The problem: Pictures stay out of the copy; restate everything else in the material exactly.

Supplied material:
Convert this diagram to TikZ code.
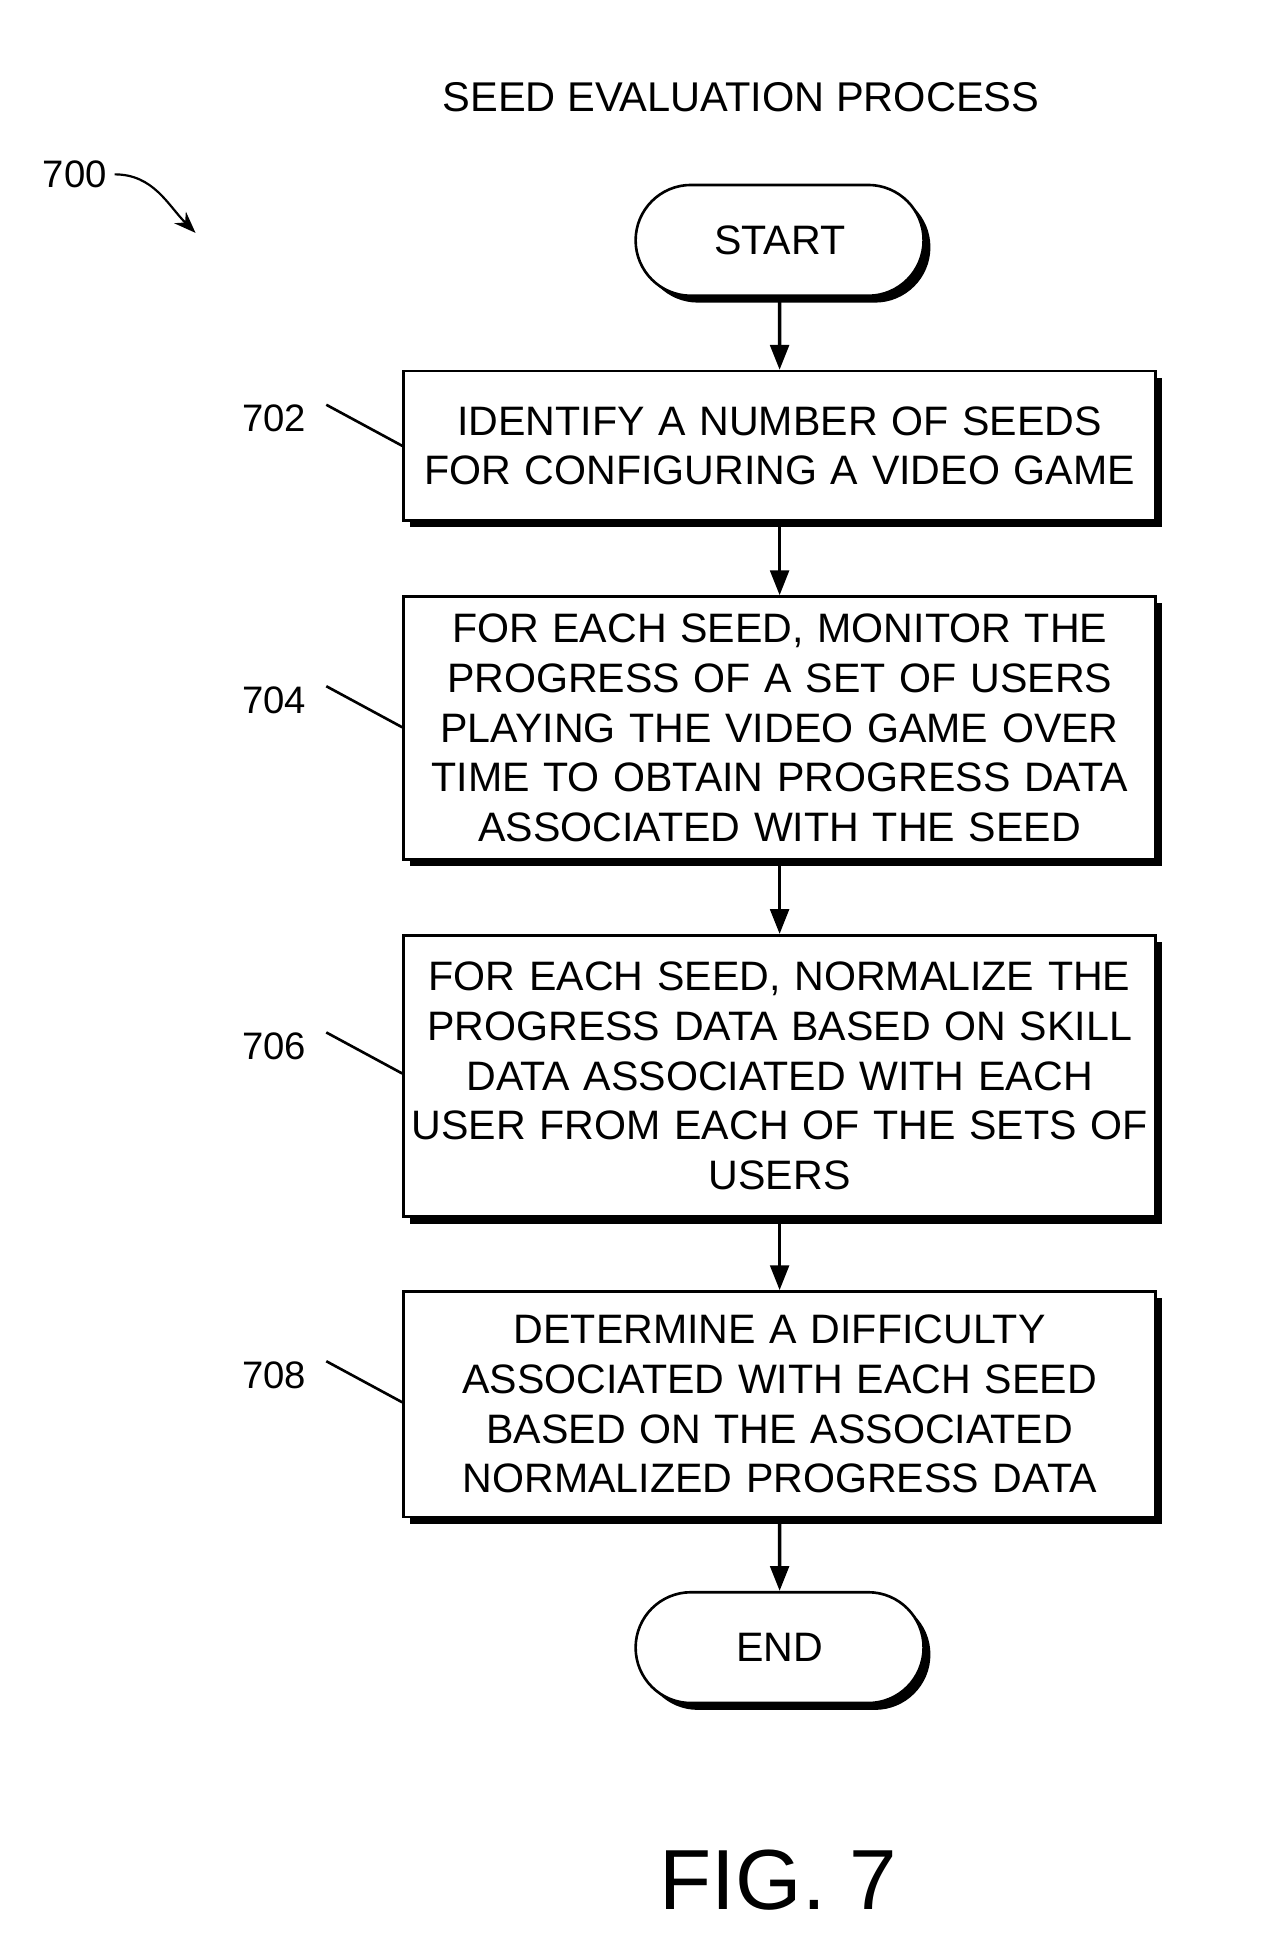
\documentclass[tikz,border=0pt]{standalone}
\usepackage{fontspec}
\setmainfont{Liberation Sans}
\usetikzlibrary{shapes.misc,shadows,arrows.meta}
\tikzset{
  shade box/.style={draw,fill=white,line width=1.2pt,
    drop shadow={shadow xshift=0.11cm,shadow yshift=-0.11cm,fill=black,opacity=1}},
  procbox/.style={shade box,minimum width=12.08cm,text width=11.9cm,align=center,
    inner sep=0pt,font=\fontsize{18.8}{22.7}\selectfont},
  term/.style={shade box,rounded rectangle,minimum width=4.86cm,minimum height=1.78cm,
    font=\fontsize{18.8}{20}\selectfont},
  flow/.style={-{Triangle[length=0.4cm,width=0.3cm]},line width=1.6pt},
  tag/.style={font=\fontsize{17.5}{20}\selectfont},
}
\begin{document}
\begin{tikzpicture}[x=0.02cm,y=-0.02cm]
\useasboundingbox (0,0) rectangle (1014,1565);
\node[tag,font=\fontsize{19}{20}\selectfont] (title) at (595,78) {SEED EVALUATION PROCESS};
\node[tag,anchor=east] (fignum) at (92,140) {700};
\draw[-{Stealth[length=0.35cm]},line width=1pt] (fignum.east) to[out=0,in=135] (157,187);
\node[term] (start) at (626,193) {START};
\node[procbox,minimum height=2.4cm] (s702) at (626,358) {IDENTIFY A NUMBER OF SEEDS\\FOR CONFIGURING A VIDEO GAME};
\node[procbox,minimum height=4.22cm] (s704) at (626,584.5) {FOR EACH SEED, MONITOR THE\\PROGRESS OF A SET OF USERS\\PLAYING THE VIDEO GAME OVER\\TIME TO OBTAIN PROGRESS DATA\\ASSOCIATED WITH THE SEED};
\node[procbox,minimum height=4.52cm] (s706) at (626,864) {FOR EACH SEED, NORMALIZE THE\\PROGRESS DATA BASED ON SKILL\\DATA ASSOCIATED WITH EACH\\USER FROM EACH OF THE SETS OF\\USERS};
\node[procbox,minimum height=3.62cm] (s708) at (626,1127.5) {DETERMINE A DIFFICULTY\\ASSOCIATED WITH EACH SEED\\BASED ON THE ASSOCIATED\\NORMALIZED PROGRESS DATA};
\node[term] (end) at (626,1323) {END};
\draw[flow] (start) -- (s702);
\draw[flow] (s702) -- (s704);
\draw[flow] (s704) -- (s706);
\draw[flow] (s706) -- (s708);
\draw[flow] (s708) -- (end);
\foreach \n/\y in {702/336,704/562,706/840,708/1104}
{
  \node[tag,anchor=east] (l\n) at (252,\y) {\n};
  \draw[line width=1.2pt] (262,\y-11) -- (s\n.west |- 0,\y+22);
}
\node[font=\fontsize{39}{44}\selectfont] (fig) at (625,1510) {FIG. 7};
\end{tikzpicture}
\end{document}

Finished task:
Convert this diagram to TikZ code.
\documentclass[tikz,border=0pt]{standalone}
\usepackage{fontspec}
\setmainfont{Liberation Sans}
\usetikzlibrary{shapes.misc,shadows,arrows.meta}
\tikzset{
  shade box/.style={draw,fill=white,line width=1.2pt,
    drop shadow={shadow xshift=0.11cm,shadow yshift=-0.11cm,fill=black,opacity=1}},
  procbox/.style={shade box,minimum width=12.08cm,text width=11.9cm,align=center,
    inner sep=0pt,font=\fontsize{18.8}{22.7}\selectfont},
  term/.style={shade box,rounded rectangle,minimum width=4.86cm,minimum height=1.78cm,
    font=\fontsize{18.8}{20}\selectfont},
  flow/.style={-{Triangle[length=0.4cm,width=0.3cm]},line width=1.6pt},
  tag/.style={font=\fontsize{17.5}{20}\selectfont},
}
\begin{document}
\begin{tikzpicture}[x=0.02cm,y=-0.02cm]
\useasboundingbox (0,0) rectangle (1014,1565);
\node[tag,font=\fontsize{19}{20}\selectfont] (title) at (595,78) {SEED EVALUATION PROCESS};
\node[tag,anchor=east] (fignum) at (92,140) {700};
\draw[-{Stealth[length=0.35cm]},line width=1pt] (fignum.east) to[out=0,in=135] (157,187);
\node[term] (start) at (626,193) {START};
\node[procbox,minimum height=2.4cm] (s702) at (626,358) {IDENTIFY A NUMBER OF SEEDS\\FOR CONFIGURING A VIDEO GAME};
\node[procbox,minimum height=4.22cm] (s704) at (626,584.5) {FOR EACH SEED, MONITOR THE\\PROGRESS OF A SET OF USERS\\PLAYING THE VIDEO GAME OVER\\TIME TO OBTAIN PROGRESS DATA\\ASSOCIATED WITH THE SEED};
\node[procbox,minimum height=4.52cm] (s706) at (626,864) {FOR EACH SEED, NORMALIZE THE\\PROGRESS DATA BASED ON SKILL\\DATA ASSOCIATED WITH EACH\\USER FROM EACH OF THE SETS OF\\USERS};
\node[procbox,minimum height=3.62cm] (s708) at (626,1127.5) {DETERMINE A DIFFICULTY\\ASSOCIATED WITH EACH SEED\\BASED ON THE ASSOCIATED\\NORMALIZED PROGRESS DATA};
\node[term] (end) at (626,1323) {END};
\draw[flow] (start) -- (s702);
\draw[flow] (s702) -- (s704);
\draw[flow] (s704) -- (s706);
\draw[flow] (s706) -- (s708);
\draw[flow] (s708) -- (end);
\foreach \n/\y in {702/336,704/562,706/840,708/1104}
{
  \node[tag,anchor=east] (l\n) at (252,\y) {\n};
  \draw[line width=1.2pt] (262,\y-11) -- (s\n.west |- 0,\y+22);
}
\node[font=\fontsize{39}{44}\selectfont] (fig) at (625,1510) {FIG. 7};
\end{tikzpicture}
\end{document}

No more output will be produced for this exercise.